KEY2CHEM

Le Chatelier's Principle

When a chemical system at equilibrium is subjected to a stress (which could be a change in concentration, pressure/volume in a gas phase system, or temperature), the system’s equilibrium position will shift in the direction away from the stress. This allows the system to re-attain equilibrium.

Example 1.

The reaction $$\require{mhchem}\ce{A(aq) + B(aq) <=> C(aq) + D(aq)}$$ is at equilibrium. If more $$A$$ is added, what will happen to the equilibrium position?

A. It will shift to the right (toward products).

B. It will shift to the left (toward reactants).

C. It will not change.

Solution

A. It will shift to the right (toward products).
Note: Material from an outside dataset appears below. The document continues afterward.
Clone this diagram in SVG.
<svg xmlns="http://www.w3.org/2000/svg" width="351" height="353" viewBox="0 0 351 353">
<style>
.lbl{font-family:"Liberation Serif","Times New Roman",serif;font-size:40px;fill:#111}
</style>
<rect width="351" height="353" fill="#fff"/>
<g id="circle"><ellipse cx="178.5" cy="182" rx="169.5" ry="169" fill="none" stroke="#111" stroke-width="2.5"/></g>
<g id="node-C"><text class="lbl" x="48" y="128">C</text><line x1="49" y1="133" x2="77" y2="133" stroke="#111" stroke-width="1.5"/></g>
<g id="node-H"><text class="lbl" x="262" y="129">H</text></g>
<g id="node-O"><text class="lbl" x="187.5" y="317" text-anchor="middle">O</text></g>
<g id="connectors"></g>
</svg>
The stress (disturbance) in this system is increasing the concentration of $$A$$ (a reactant). The equilibrium position will shift to the right, to consume the excess $$A$$ and convert it into additional products. This will allow the system to achieve equilibrium again.

Example 2.

For the gas phase reaction $$\require{mhchem}\ce{2 NO(g) + O2(g) <=> 2 NO2(g)}$$, what is the effect of decreasing the volume of the reaction vessel on the equilibrium position?

A. It will shift to the right (toward products).

B. It will shift to the left (toward reactants).

C. It will not change.

Solution

A. It will shift to the right (toward products).

Decreasing the reaction vessel increases the pressure of the reaction mixture. This is a stress on the system, so the system will compensate by attempting to decrease pressure. In a gas phase reaction, this is done by decreasing the number of moles of gas. In the reaction below, this is a shift toward the product side (the side with fewer moles of gas).

Example 3.

The reaction $$\require{mhchem}\ce{2 NO2(g) <=> N2O4(g)}$$ is exothermic. What will happen to the equilibrium position if the temperature is increased?

A. It will shift to the right (toward products).

B. It will shift to the left (toward reactants).

C. It will not change.

Solution

B. It will shift to the left (toward reactants).

Since the reaction is exothermic, heat is produced as a product. As a thermochemical equation, the reaction can be written as $$\require{mhchem}\ce{2 NO2(g) <=> N2O4(g) + heat}$$. Adding heat (by increasing the temperature) will shift the equilibrium position to the left (toward reactants).